Reference to the EPs, or to other internationally accepted best environmental and social risk management practices such as the IFC Performance Standards, also has become increasingly common in governmental concessions or authorizations of projects in emerging markets and in contractual terms governing international commercial parties’ development of global projects with potential adverse environmental or social impacts. Key EP program elements include, among others:
- Conformance with host-country law and, in “non-designated countries” (typically developing or emerging economies), conformance with the IFC Performance Standards and the World Bank Group Environmental, Health and Safety Guidelines (WBG EHS Guidelines)
- Agreement to conduct a comprehensive Environmental and Social Impact Assessment (ESIA) to identify the project’s environmental and social impacts and risks
- Agreement to develop and maintain an Environmental and Social Management Plan (ESMP), including an “EP Action Plan” to mitigate identified project risks and impacts
- Agreement to abide by a robust stakeholder engagement process, including consultation protocols and grievance mechanisms
- Independent auditing or review of the ESIA documentation, monitoring and reporting
- Appropriate environmental and social responsibility reporting and transparency measures
- Commitment to decommission the project according to a decommissioning, closure or reclamation plan appropriately mitigating the project’s environmental and social impacts
Through their contractual imposition at the project finance and development phase, through the ministerial approval process or through a combination of the two, the EPs have greatly increased global attention and focus on corporate social responsibility standards. The EPs also have supported global convergence around common environmental and social standards through their deployment by multilateral development banks and export credit agencies.

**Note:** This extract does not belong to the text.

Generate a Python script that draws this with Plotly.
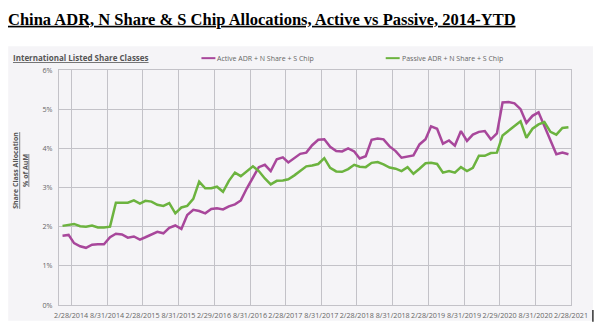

The EP Association is an unincorporated association of member EPFIs, formed in 2010. An EP Association Steering Committee coordinates the administration, management and development of the EPs. Following its October 2017 annual meeting, the EP Association announced plans to commence a process to update the EP3 standards to reflect significant global changes to recognition and management of environmental and social risk by financial institutions, their clients, governments, NGOs and civil society.
The EP Association expects the EP3 revision process will take up to 18 months; the new EP4 standards are expected to reflect more rigorous environmental and social risk identification, mitigation, transparency and reporting protocols. Thus, perhaps ironically, corporate governance rather than legislative process has stepped in to define evolving international environmental and social risk mitigation standards and management protocols. It remains to be seen whether these enhanced global environmental and social responsibility standards will strike the appropriate balance between protection of human health and the environment and supporting responsible economic development, as well as how gaps in their implementation will be enforced both by governments and private parties.